From 2001 on, the US has been engaged in permanent warfare in Iraq, Afghanistan, and now in Syria. The stress on families of soldiers who have served multiple tours in combat has been tremendous, with much of the impact hard to quantify, such as the effect on young children of being raised by one parent, with the constant financial pressures and concerns about combat injuries and deaths. The number of returning combat veterans with PTSD adds to the crisis.

Poverty has become a growing factor, with the poverty rate among young males in Washington, DC, growing by 5-12 percent per year. In New York City, 60 percent of the population is living at or below the poverty level, when real inflation of housing and other costs is taken into account.

Under the Fed’s zero interest rate policy, retirees and families attempting to save for retirement have been looted, through a loss of interest earnings. Alternatively they have been drawn into the stock market and other speculative investments, where they are vulnerable to outright theft by the vultures.

The Harvard study cited increasing middle-age deaths from drug and alcohol abuse, and this is truly reaching epidemic proportions. In July, the Centers for Disease Control (CDC) published a study showing that heroin addiction in the United States has skyrocketed from 2011-2014, with the largest increases among women and non-Hispanic whites. Among families with an income of $50,000 or more, the rate of increase over that period was 60 percent. In Baltimore, which is known as the “Heroin Capital of the United States,” one in ten residents abuses heroin. The rise in middle-class heroin addiction was linked by the CDC study to the expanding use of prescription pain killers like OxyCondin. Increasingly, people addicted to pain killers are turning to heroin, which is one-fourth the price of the prescription drugs, and is now readily available in communities all over the country. The CDC study found that people using prescription pain killers are 40 times more likely to abuse heroin.
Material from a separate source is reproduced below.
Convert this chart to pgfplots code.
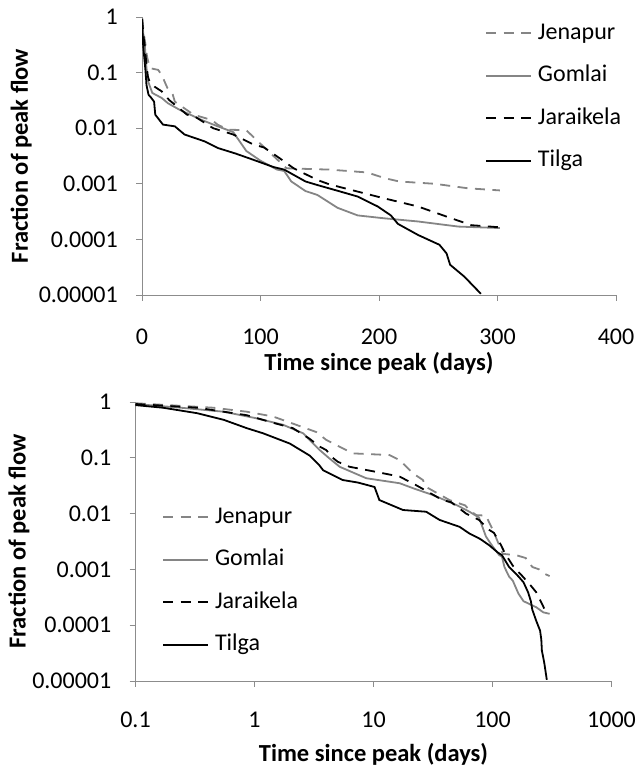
\documentclass[border=0pt]{standalone}
\usepackage{fontspec}
\setmainfont{Carlito}
\usepackage{pgfplots}
\usepackage{pgfplotstable}
\pgfplotsset{compat=1.18}
\definecolor{axgray}{HTML}{8C8C8C}
\definecolor{lgray}{HTML}{858585}

\pgfplotstableread{
t v
0.1 0.95
0.45 0.79
0.86 0.67
1.43 0.55
2.1 0.41
3.3 0.29
4.0 0.21
4.6 0.18
6.7 0.12
13.6 0.112
16.6 0.091
21.4 0.053
26 0.04
27.7 0.030
43.5 0.0175
59 0.014
64 0.0115
73 0.0094
88 0.0092
101 0.005
122 0.0019
158 0.0018
190 0.0016
205 0.00126
217 0.0011
247 0.001
275 0.00083
302 0.00076
}\jenapur

\pgfplotstableread{
t v
0.1 0.92
0.24 0.79
0.55 0.67
1.04 0.51
1.74 0.39
2.56 0.275
3.5 0.14
4.2 0.10
5.2 0.069
8.7 0.043
16.6 0.035
22 0.028
31.6 0.0215
50.6 0.014
64 0.0108
77 0.0085
88 0.0039
100 0.0026
114 0.0018
120 0.0017
126 0.0011
138 0.00074
148 0.00063
165 0.00037
182 0.00027
204 0.00024
233 0.00021
267 0.00017
302 0.00016
}\gomlai

\pgfplotstableread{
t v
0.1 0.92
0.33 0.79
0.86 0.58
1.52 0.41
2.1 0.34
2.9 0.22
3.5 0.16
4.0 0.138
4.6 0.098
5.0 0.085
6.3 0.069
10.5 0.056
16.6 0.046
23 0.032
38 0.0175
45 0.016
60 0.010
77 0.0077
94 0.0051
103 0.0045
117 0.0028
128 0.0019
148 0.00117
158 0.00098
176 0.00078
204 0.00055
233 0.00039
261 0.00024
278 0.00018
302 0.000165
}\jaraikela

\pgfplotstableread{
t v
0.1 0.88
0.17 0.79
0.33 0.63
0.55 0.48
0.86 0.34
1.18 0.275
1.98 0.18
2.9 0.11
3.5 0.074
3.77 0.06
5.5 0.04
7.4 0.036
10.2 0.030
11.2 0.0175
17.7 0.0116
27.7 0.0108
35.9 0.0077
52.8 0.0058
64 0.0044
79 0.0035
94 0.0027
111 0.0020
120 0.0018
138 0.0011
148 0.00095
165 0.00075
182 0.00059
199 0.00039
210 0.00027
216 0.00019
233 0.00012
251 0.00008
257 0.000056
260 0.000035
272 0.0000214
286 0.0000105
}\tilga

\tikzset{
  jen/.style={lgray, line width=1.8pt, dash pattern=on 10pt off 7.5pt},
  gom/.style={lgray, line width=1.8pt},
  jar/.style={black, line width=1.8pt, dash pattern=on 10pt off 7.5pt},
  til/.style={black, line width=1.8pt},
}

\begin{document}
\begin{tikzpicture}
\useasboundingbox (0pt,0pt) rectangle (636pt,767pt);
\begin{axis}[
  scale only axis,
  axis lines*=left,
  axis line style={draw=axgray, line width=0.8pt},
  tick align=outside,
  major tick length=6pt,
  tick style={draw=axgray, line width=0.8pt},
  xminorticks=false, yminorticks=false,
  ymode=log, ymin=1e-5, ymax=1,
  ytick={1e-5,1e-4,1e-3,1e-2,1e-1,1},
  yticklabels={0.00001,0.0001,0.001,0.01,0.1,1},
  ticklabel style={font=\fontsize{24}{28}\selectfont, inner sep=0pt},
  yticklabel style={anchor=east, xshift=-18pt},
  xticklabel style={anchor=north, yshift=-28pt},
  ylabel={Fraction of peak flow},
  xlabel={Time since peak (days)},
  legend cell align=left,
  legend image code/.code={\draw[#1, line width=1.8pt] (0pt,0pt) -- (45pt,0pt);},
  legend style={draw=none, fill=none, inner sep=0pt,
    font=\fontsize{24}{28}\selectfont, row sep=20.5pt, column sep=6pt,
    nodes={inner sep=0pt, text height=17pt, text depth=5pt}},
  at={(142pt,472pt)}, anchor=south west,
  width=474pt, height=278pt,
  xmin=0, xmax=400,
  xtick={0,100,200,300,400},
  xticklabels={0,100,200,300,400},
  every axis y label/.style={at={(axis description cs:-0.255,0.5)}, rotate=90, anchor=center, font=\bfseries\fontsize{24.5}{28}\selectfont},
  every axis x label/.style={at={(axis description cs:0.5,-0.245)}, anchor=center, font=\bfseries\fontsize{24.5}{28}\selectfont},
  legend style={at={(axis description cs:0.7236,0.982)}, anchor=north west},
]
\addplot[jen] table[x=t,y=v] {\jenapur};
\addplot[gom] table[x=t,y=v] {\gomlai};
\addplot[jar] table[x=t,y=v] {\jaraikela};
\addplot[til] table[x=t,y=v] {\tilga};
\legend{Jenapur,Gomlai,Jaraikela,Tilga}
\end{axis}

\begin{axis}[
  scale only axis,
  axis lines*=left,
  axis line style={draw=axgray, line width=0.8pt},
  tick align=outside,
  major tick length=6pt,
  tick style={draw=axgray, line width=0.8pt},
  xminorticks=false, yminorticks=false,
  ymode=log, ymin=1e-5, ymax=1,
  ytick={1e-5,1e-4,1e-3,1e-2,1e-1,1},
  yticklabels={0.00001,0.0001,0.001,0.01,0.1,1},
  ticklabel style={font=\fontsize{24}{28}\selectfont, inner sep=0pt},
  yticklabel style={anchor=east, xshift=-18pt},
  xticklabel style={anchor=north, yshift=-25pt},
  ylabel={Fraction of peak flow},
  xlabel={Time since peak (days)},
  legend cell align=left,
  legend image code/.code={\draw[#1, line width=1.8pt] (0pt,0pt) -- (45pt,0pt);},
  legend style={draw=none, fill=none, inner sep=0pt,
    font=\fontsize{24}{28}\selectfont, row sep=20.5pt, column sep=6pt,
    nodes={inner sep=0pt, text height=17pt, text depth=5pt}},
  at={(135.5pt,86pt)}, anchor=south west,
  width=476pt, height=279pt,
  xmode=log, xmin=0.1, xmax=1000,
  xtick={0.1,1,10,100,1000},
  xticklabels={0.1,1,10,100,1000},
  every axis y label/.style={at={(axis description cs:-0.245,0.5)}, rotate=90, anchor=center, font=\bfseries\fontsize{24.5}{28}\selectfont},
  every axis x label/.style={at={(axis description cs:0.5,-0.262)}, anchor=center, font=\bfseries\fontsize{24.5}{28}\selectfont},
  legend style={at={(axis description cs:0.0557,0.627)}, anchor=north west},
]
\addplot[jen] table[x=t,y=v] {\jenapur};
\addplot[gom] table[x=t,y=v] {\gomlai};
\addplot[jar] table[x=t,y=v] {\jaraikela};
\addplot[til] table[x=t,y=v] {\tilga};
\legend{Jenapur,Gomlai,Jaraikela,Tilga}
\end{axis}
\end{tikzpicture}
\end{document}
Heroin addiction has gone up by 150 percent in the United States since 2007, aided by a massive influx of cheap and potent South American heroin, supplementing the Mexican and Asian heroin flows.

The same day that the New York Times reported on the Harvard study on middle-age death rates soaring, the Times also reported on an alarming rise in suicides, noting, from a May 2015 study published in JAMA [Journal of the American Medical Assoc.] Pediatrics that suicide rates in rural areas have gone up by 20 percent from 2004-2013 and by 7 percent in urban areas.